Construyeron un Casino Militar, un Círculo de Contribuyentes, un hotelito y decoraron la plaza a su gusto con un quiosco para la música de los domingos después de la misa y una estatua en homenaje al idealizado símbolo de la cultura española: Miguel de Cervantes. Los otros, los pobres, los villanos de aquella decimonónica y adormilada ciudad del siglo XIX, aceptaron el caminar sólo bajo los soportales, sin preocuparles demasiado el tener que sortear todo tipo de mercadurías y cachivaches que salían hacia el exterior oliendo a tienda de ultramarinos y coloniales.

Con el paso del tiempo, en 1931, dieron a la plaza el nombre de Cervantes, sin perder el privilegio de ser escenario de desfiles, fiestas, ferias, odios y juegos. Y siempre, lugar de paseo, de traje de domingo, de la terraza del Círculo para la gente “bien”. Así, hasta hace bien poco. Por eso, todavía aquella señora de la que les hablé recordaba su juventud de paseos por el “lado bueno” de la plaza y lo mal que quedaba cruzar al otro lado. Aunque mientras me contaba todo esto, creo que, en algún momento, percibí una ligera sonrisa de esas que sólo es capaz de esbozar quien se siente transgresor de normas, leyes o moralidades.
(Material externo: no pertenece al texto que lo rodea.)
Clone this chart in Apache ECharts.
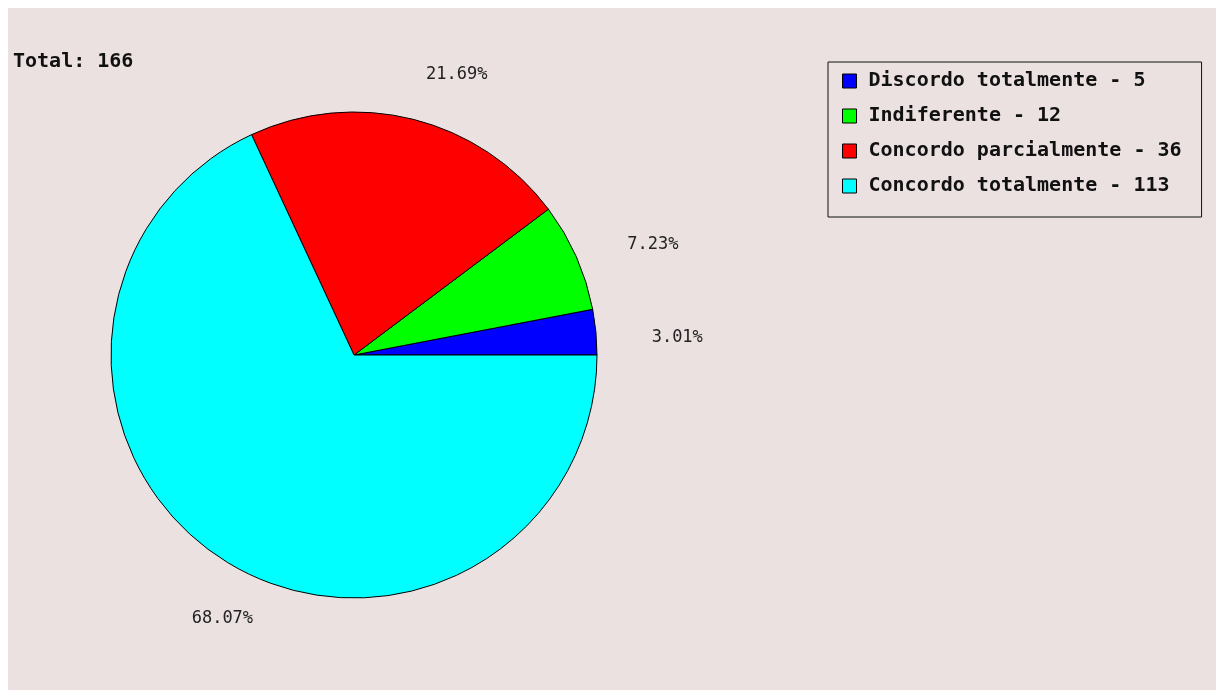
<!DOCTYPE html>
<html>
<head>
<meta charset="utf-8">
<script src="https://cdn.jsdelivr.net/npm/echarts@6/dist/echarts.min.js"></script>
<style>
  html, body { margin: 0; padding: 0; background: #ffffff; }
  #chart { width: 1216px; height: 690px; }
</style>
</head>
<body>
<div id="chart"></div>
<script>
// Survey answers and their counts
const categories = ['Discordo totalmente', 'Indiferente', 'Concordo parcialmente', 'Concordo totalmente'];
const counts = [5, 12, 36, 113];
const sliceColors = ['#0000ff', '#00ff00', '#ff0000', '#00ffff'];

const total = counts.reduce((a, b) => a + b, 0);
const mono = '"DejaVu Sans Mono", "Liberation Mono", monospace';

const CX = 354, CY = 355, R = 243, LABEL_R = 300;

// Middle angle (radians, counter-clockwise from 3 o'clock) of each slice
const midAngles = [];
let acc = 0;
counts.forEach(v => {
  const a0 = acc / total * Math.PI * 2;
  acc += v;
  const a1 = acc / total * Math.PI * 2;
  midAngles.push((a0 + a1) / 2);
});

const chart = echarts.init(document.getElementById('chart'), null, { renderer: 'canvas' });

chart.setOption({
  backgroundColor: '#ffffff',
  animation: false,
  graphic: [{
    type: 'rect',
    z: -10,
    silent: true,
    shape: { x: 8, y: 8, width: 1208, height: 682 },
    style: { fill: '#ebe1e1' }
  }],
  title: {
    text: 'Total: ' + total,
    left: 8,
    top: 47,
    textStyle: { fontFamily: mono, fontSize: 20, fontWeight: 'bold', color: '#111' }
  },
  legend: {
    orient: 'vertical',
    left: 828,
    top: 62,
    padding: [9, 20, 21, 14],
    itemWidth: 14,
    itemHeight: 14,
    itemGap: 15,
    icon: 'rect',
    borderColor: '#111',
    borderWidth: 1,
    backgroundColor: 'transparent',
    data: categories,
    itemStyle: { borderColor: '#000', borderWidth: 1 },
    formatter: name => name + ' - ' + counts[categories.indexOf(name)],
    textStyle: {
      fontFamily: mono, fontSize: 20, fontWeight: 'bold', color: '#111',
      lineHeight: 14, padding: [0, 0, 0, 7]
    }
  },
  series: [{
    type: 'pie',
    center: [CX, CY],
    radius: R,
    startAngle: 0,
    clockwise: false,
    avoidLabelOverlap: false,
    data: categories.map((c, i) => ({ name: c, value: counts[i], itemStyle: { color: sliceColors[i] } })),
    itemStyle: { borderColor: '#000', borderWidth: 1 },
    emphasis: { disabled: true },
    label: {
      show: true,
      position: 'outside',
      formatter: p => (p.value / total * 100).toFixed(2) + '%',
      fontFamily: mono,
      fontSize: 17,
      color: '#222'
    },
    labelLine: { show: false, length: 57, length2: 0 },
    labelLayout: p => {
      const a = midAngles[p.dataIndex];
      return {
        x: CX + LABEL_R * Math.cos(a) - 1,
        y: CY - LABEL_R * Math.sin(a) + 2,
        align: 'left',
        verticalAlign: 'top'
      };
    }
  }]
});
</script>
</body>
</html>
Tengo la sensación de que, como muchos otros alcalaínos, supo cruzar y que una vez allí sólo se encontró con la normalidad más absoluta.

Hoy ya todo eso pasó, pero, por suerte, nuestra plaza sigue estando donde siempre y la seguimos utilizando para ver y dejarnos ver, y para las fiestas, las protestas, los juegos, las terrazas de verano o, simplemente, para ejercitar el tranquilizador y reflexivo placer de caminar sin ir a ningún sitio o buscar una justificación.